Reproduce the listing below exactly, minus its pictures.
* start *
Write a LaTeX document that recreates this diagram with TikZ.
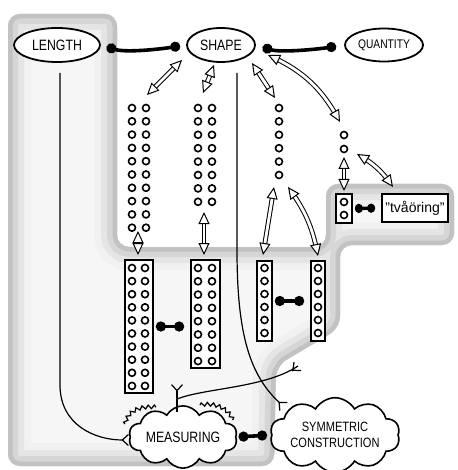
\documentclass[tikz,border=0pt]{standalone}
\usepackage{fontspec}
\setmainfont{Liberation Sans}
\newfontfamily\hand{Liberation Sans}[FakeStretch=0.82]
\usetikzlibrary{shapes.geometric,shapes.symbols,arrows.meta,decorations.markings,decorations.pathmorphing,calc}
\newcommand\regionpath{(8,14) -- (117,14) -- (117,247) -- (326,247) -- (326,184) -- (454,184) -- (454,245) -- (340,245) -- (340,328) -- (276,366) -- (274,466) -- (8,466) -- cycle}
\begin{document}
\begin{tikzpicture}[x=1pt,y=-1pt,
  lbl/.style={draw, ellipse, fill=white, line width=1.8pt, inner sep=0pt, font=\hand\fontsize{15}{17}\selectfont},
  cloudy/.style={draw, cloud, fill=white, cloud puffs=10, cloud puff arc=120, aspect=2.3, line width=1.6pt, inner sep=0pt, align=center, font=\hand\fontsize{15}{17}\selectfont},
  box/.style={draw, rectangle, fill=white, line width=1.7pt, inner sep=0pt},
  dot/.style={line width=1.6pt},
  dumbbell/.style={line width=3.6pt, {Circle[length=10pt,width=10pt]}-{Circle[length=10pt,width=10pt]}},
  dbl/.style={double=white, double distance=2.8pt, line width=1pt, shorten <=5pt, shorten >=5pt,
    postaction={decorate, decoration={markings,
      mark=at position 0 with {\arrowreversed[line width=1pt]{Triangle[length=12pt, width=11pt, fill=white]}},
      mark=at position 1 with {\arrow[line width=1pt]{Triangle[length=12pt, width=11pt, fill=white]}}}}},
  fork/.style={line width=1.2pt, -{Straight Barb[reversed,length=6pt,width=11pt]}},
  scallop/.style={line width=1.2pt, decorate, decoration={zigzag, segment length=6pt, amplitude=1.8pt}}]
\fill[white] (0,0) rectangle (457,470);
\useasboundingbox (0,0) rectangle (457,470);
% shaded region
\begin{scope}
  \clip[rounded corners=12pt] \regionpath;
  \fill[gray!7] (0,0) rectangle (457,470);
  \draw[gray!11, line width=46pt, rounded corners=12pt] \regionpath;
  \draw[gray!20, line width=32pt, rounded corners=12pt] \regionpath;
  \draw[gray!32, line width=20pt, rounded corners=12pt] \regionpath;
  \draw[gray!48, line width=9pt, rounded corners=12pt] \regionpath;
\end{scope}
% top labels
\node[lbl, minimum width=86pt, minimum height=34pt] (LENGTH) at (57,45) {LENGTH};
\node[lbl, minimum width=68pt, minimum height=34pt] (SHAPE) at (221,45) {SHAPE};
\node[lbl, minimum width=78pt, minimum height=33pt, font=\hand\fontsize{12.5}{14}\selectfont] (QUANT) at (384,45) {QUANTITY};
% clouds
\node[cloudy, minimum width=96pt, minimum height=46pt] (MEAS) at (183,437) {MEASURING};
\node[cloudy, minimum width=122pt, minimum height=52pt, font=\hand\fontsize{13.5}{15.5}\selectfont] (SYM) at (335,435) {SYMMETRIC\\CONSTRUCTION};
% rectangles
\node[box, minimum width=28pt, minimum height=133pt] (R1) at (139,326.5) {};
\node[box, minimum width=29pt, minimum height=108pt] (R2) at (205.5,314) {};
\node[box, minimum width=15pt, minimum height=80pt] (R3) at (264.5,301) {};
\node[box, minimum width=14pt, minimum height=80pt] (R4) at (318,301) {};
\node[box, minimum width=16pt, minimum height=29pt] (B) at (344,208.5) {};
\node[box, minimum width=66pt, minimum height=28pt, font=\fontsize{14}{16}\selectfont] (T) at (415,208) {”tvåöring”};
% dots
\foreach \k in {0,...,9} {
  \draw[dot] (132,{108+13.3*\k}) circle (3.5pt);
  \draw[dot] (146,{108+13.3*\k}) circle (3.5pt);
  \draw[dot] (132,{268+13.1*\k}) circle (3.5pt);
  \draw[dot] (145,{268+13.1*\k}) circle (3.5pt);
}
\foreach \k in {0,...,7} {
  \draw[dot] (198,{108+13.4*\k}) circle (3.5pt);
  \draw[dot] (212,{108+13.4*\k}) circle (3.5pt);
  \draw[dot] (198,{268+13.3*\k}) circle (3.5pt);
  \draw[dot] (212,{268+13.3*\k}) circle (3.5pt);
}
\foreach \k in {0,...,5} {
  \draw[dot] (279,{108+13.4*\k}) circle (3.5pt);
  \draw[dot] (264.5,{268+13*\k}) circle (3.5pt);
  \draw[dot] (318,{268+13*\k}) circle (3.5pt);
}
\draw[dot] (344,135) circle (3.5pt);
\draw[dot] (344,149) circle (3.5pt);
\draw[dot] (344,202) circle (3.5pt);
\draw[dot] (344,215) circle (3.5pt);
% dumbbells
\draw[dumbbell, shorten <=6pt, shorten >=6pt] (LENGTH.east) .. controls +(25,8) and +(-25,4) .. (SHAPE.west);
\draw[dumbbell, shorten <=7pt, shorten >=8pt] (SHAPE.east) .. controls +(25,8) and +(-25,4) .. (QUANT.west);
\draw[dumbbell, shorten <=2pt, shorten >=6pt] (R1.east) -- (R1.east -| R2.west);
\draw[dumbbell, shorten <=2pt, shorten >=6pt] (R3.east) -- (R4.west);
\draw[dumbbell, line width=3.4pt, {Circle[length=8pt,width=9pt]}-{Circle[length=8pt,width=9pt]}, shorten <=2pt, shorten >=6pt] (B.east) -- (T.west);
\draw[dumbbell, shorten <=2pt, shorten >=4pt] (MEAS.east) -- (SYM.west);
% double arrows
\coordinate (a1s) at (147,95); \coordinate (a1e) at (182,60);
\coordinate (a2s) at (203,93); \coordinate (a2e) at (214,65);
\coordinate (a3s) at (252,63); \coordinate (a3e) at (275,98);
\coordinate (a4s) at (268,55); \coordinate (a4e) at (340,122);
\draw[dbl] (a1s) -- (a1e);
\draw[dbl] (a2s) -- (a2e);
\draw[dbl] (a3s) -- (a3e);
\draw[dbl] (a4s) to[bend left=18] (a4e);
\coordinate (b1s) at (138,231); \coordinate (b1e) at (138,255);
\coordinate (b2s) at (204,212); \coordinate (b2e) at (204,255);
\coordinate (b3s) at (274,187); \coordinate (b3e) at (263,255);
\coordinate (b4s) at (288,187); \coordinate (b4e) at (318,256);
\draw[dbl] (b1s) -- (b1e);
\draw[dbl] (b2s) -- (b2e);
\draw[dbl] (b3s) -- (b3e);
\draw[dbl] (b4s) to[bend left=12] (b4e);
\coordinate (c1s) at (344,157); \coordinate (c1e) at (344,191);
\coordinate (c2s) at (357,154); \coordinate (c2e) at (393,187);
\draw[dbl] (c1s) -- (c1e);
\draw[dbl] (c2s) to[bend left=12] (c2e);
% thin connectors with forks
\coordinate (Lend) at (129,440);
\draw[fork] ([xshift=3pt,yshift=-10pt]LENGTH.south) -- (60,385) .. controls (60,425) and (95,440) .. (Lend);
\coordinate (Send) at (284,407);
\draw[fork] ([xshift=16pt,yshift=-10pt]SHAPE.south) -- (237,250) .. controls (237,335) and (250,375) .. (Send);
\coordinate (Mtop) at (177,412);
\coordinate (Mfork) at (177,384);
\coordinate (Mjoin) at (177,399);
\coordinate (Rend) at (298,366);
\draw[fork] (Mtop) -- (Mfork);
\draw[line width=1.2pt] (Mjoin) .. controls (205,388) and (265,388) .. (Rend);
\draw[fork] (Rend) ++(-6,5) -- (Rend);
% scallop marks around MEASURING
\draw[scallop] (125,424) .. controls (128,410) and (140,406) .. (156,407);
\draw[scallop] (200,405) .. controls (215,402) and (228,408) .. (233,420);
\end{tikzpicture}
\end{document}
* end *
WRITTEN RESPONSE:
Write a LaTeX document that recreates this diagram with TikZ.
\documentclass[tikz,border=0pt]{standalone}
\usepackage{fontspec}
\setmainfont{Liberation Sans}
\newfontfamily\hand{Liberation Sans}[FakeStretch=0.82]
\usetikzlibrary{shapes.geometric,shapes.symbols,arrows.meta,decorations.markings,decorations.pathmorphing,calc}
\newcommand\regionpath{(8,14) -- (117,14) -- (117,247) -- (326,247) -- (326,184) -- (454,184) -- (454,245) -- (340,245) -- (340,328) -- (276,366) -- (274,466) -- (8,466) -- cycle}
\begin{document}
\begin{tikzpicture}[x=1pt,y=-1pt,
  lbl/.style={draw, ellipse, fill=white, line width=1.8pt, inner sep=0pt, font=\hand\fontsize{15}{17}\selectfont},
  cloudy/.style={draw, cloud, fill=white, cloud puffs=10, cloud puff arc=120, aspect=2.3, line width=1.6pt, inner sep=0pt, align=center, font=\hand\fontsize{15}{17}\selectfont},
  box/.style={draw, rectangle, fill=white, line width=1.7pt, inner sep=0pt},
  dot/.style={line width=1.6pt},
  dumbbell/.style={line width=3.6pt, {Circle[length=10pt,width=10pt]}-{Circle[length=10pt,width=10pt]}},
  dbl/.style={double=white, double distance=2.8pt, line width=1pt, shorten <=5pt, shorten >=5pt,
    postaction={decorate, decoration={markings,
      mark=at position 0 with {\arrowreversed[line width=1pt]{Triangle[length=12pt, width=11pt, fill=white]}},
      mark=at position 1 with {\arrow[line width=1pt]{Triangle[length=12pt, width=11pt, fill=white]}}}}},
  fork/.style={line width=1.2pt, -{Straight Barb[reversed,length=6pt,width=11pt]}},
  scallop/.style={line width=1.2pt, decorate, decoration={zigzag, segment length=6pt, amplitude=1.8pt}}]
\fill[white] (0,0) rectangle (457,470);
\useasboundingbox (0,0) rectangle (457,470);
% shaded region
\begin{scope}
  \clip[rounded corners=12pt] \regionpath;
  \fill[gray!7] (0,0) rectangle (457,470);
  \draw[gray!11, line width=46pt, rounded corners=12pt] \regionpath;
  \draw[gray!20, line width=32pt, rounded corners=12pt] \regionpath;
  \draw[gray!32, line width=20pt, rounded corners=12pt] \regionpath;
  \draw[gray!48, line width=9pt, rounded corners=12pt] \regionpath;
\end{scope}
% top labels
\node[lbl, minimum width=86pt, minimum height=34pt] (LENGTH) at (57,45) {LENGTH};
\node[lbl, minimum width=68pt, minimum height=34pt] (SHAPE) at (221,45) {SHAPE};
\node[lbl, minimum width=78pt, minimum height=33pt, font=\hand\fontsize{12.5}{14}\selectfont] (QUANT) at (384,45) {QUANTITY};
% clouds
\node[cloudy, minimum width=96pt, minimum height=46pt] (MEAS) at (183,437) {MEASURING};
\node[cloudy, minimum width=122pt, minimum height=52pt, font=\hand\fontsize{13.5}{15.5}\selectfont] (SYM) at (335,435) {SYMMETRIC\\CONSTRUCTION};
% rectangles
\node[box, minimum width=28pt, minimum height=133pt] (R1) at (139,326.5) {};
\node[box, minimum width=29pt, minimum height=108pt] (R2) at (205.5,314) {};
\node[box, minimum width=15pt, minimum height=80pt] (R3) at (264.5,301) {};
\node[box, minimum width=14pt, minimum height=80pt] (R4) at (318,301) {};
\node[box, minimum width=16pt, minimum height=29pt] (B) at (344,208.5) {};
\node[box, minimum width=66pt, minimum height=28pt, font=\fontsize{14}{16}\selectfont] (T) at (415,208) {”tvåöring”};
% dots
\foreach \k in {0,...,9} {
  \draw[dot] (132,{108+13.3*\k}) circle (3.5pt);
  \draw[dot] (146,{108+13.3*\k}) circle (3.5pt);
  \draw[dot] (132,{268+13.1*\k}) circle (3.5pt);
  \draw[dot] (145,{268+13.1*\k}) circle (3.5pt);
}
\foreach \k in {0,...,7} {
  \draw[dot] (198,{108+13.4*\k}) circle (3.5pt);
  \draw[dot] (212,{108+13.4*\k}) circle (3.5pt);
  \draw[dot] (198,{268+13.3*\k}) circle (3.5pt);
  \draw[dot] (212,{268+13.3*\k}) circle (3.5pt);
}
\foreach \k in {0,...,5} {
  \draw[dot] (279,{108+13.4*\k}) circle (3.5pt);
  \draw[dot] (264.5,{268+13*\k}) circle (3.5pt);
  \draw[dot] (318,{268+13*\k}) circle (3.5pt);
}
\draw[dot] (344,135) circle (3.5pt);
\draw[dot] (344,149) circle (3.5pt);
\draw[dot] (344,202) circle (3.5pt);
\draw[dot] (344,215) circle (3.5pt);
% dumbbells
\draw[dumbbell, shorten <=6pt, shorten >=6pt] (LENGTH.east) .. controls +(25,8) and +(-25,4) .. (SHAPE.west);
\draw[dumbbell, shorten <=7pt, shorten >=8pt] (SHAPE.east) .. controls +(25,8) and +(-25,4) .. (QUANT.west);
\draw[dumbbell, shorten <=2pt, shorten >=6pt] (R1.east) -- (R1.east -| R2.west);
\draw[dumbbell, shorten <=2pt, shorten >=6pt] (R3.east) -- (R4.west);
\draw[dumbbell, line width=3.4pt, {Circle[length=8pt,width=9pt]}-{Circle[length=8pt,width=9pt]}, shorten <=2pt, shorten >=6pt] (B.east) -- (T.west);
\draw[dumbbell, shorten <=2pt, shorten >=4pt] (MEAS.east) -- (SYM.west);
% double arrows
\coordinate (a1s) at (147,95); \coordinate (a1e) at (182,60);
\coordinate (a2s) at (203,93); \coordinate (a2e) at (214,65);
\coordinate (a3s) at (252,63); \coordinate (a3e) at (275,98);
\coordinate (a4s) at (268,55); \coordinate (a4e) at (340,122);
\draw[dbl] (a1s) -- (a1e);
\draw[dbl] (a2s) -- (a2e);
\draw[dbl] (a3s) -- (a3e);
\draw[dbl] (a4s) to[bend left=18] (a4e);
\coordinate (b1s) at (138,231); \coordinate (b1e) at (138,255);
\coordinate (b2s) at (204,212); \coordinate (b2e) at (204,255);
\coordinate (b3s) at (274,187); \coordinate (b3e) at (263,255);
\coordinate (b4s) at (288,187); \coordinate (b4e) at (318,256);
\draw[dbl] (b1s) -- (b1e);
\draw[dbl] (b2s) -- (b2e);
\draw[dbl] (b3s) -- (b3e);
\draw[dbl] (b4s) to[bend left=12] (b4e);
\coordinate (c1s) at (344,157); \coordinate (c1e) at (344,191);
\coordinate (c2s) at (357,154); \coordinate (c2e) at (393,187);
\draw[dbl] (c1s) -- (c1e);
\draw[dbl] (c2s) to[bend left=12] (c2e);
% thin connectors with forks
\coordinate (Lend) at (129,440);
\draw[fork] ([xshift=3pt,yshift=-10pt]LENGTH.south) -- (60,385) .. controls (60,425) and (95,440) .. (Lend);
\coordinate (Send) at (284,407);
\draw[fork] ([xshift=16pt,yshift=-10pt]SHAPE.south) -- (237,250) .. controls (237,335) and (250,375) .. (Send);
\coordinate (Mtop) at (177,412);
\coordinate (Mfork) at (177,384);
\coordinate (Mjoin) at (177,399);
\coordinate (Rend) at (298,366);
\draw[fork] (Mtop) -- (Mfork);
\draw[line width=1.2pt] (Mjoin) .. controls (205,388) and (265,388) .. (Rend);
\draw[fork] (Rend) ++(-6,5) -- (Rend);
% scallop marks around MEASURING
\draw[scallop] (125,424) .. controls (128,410) and (140,406) .. (156,407);
\draw[scallop] (200,405) .. controls (215,402) and (228,408) .. (233,420);
\end{tikzpicture}
\end{document}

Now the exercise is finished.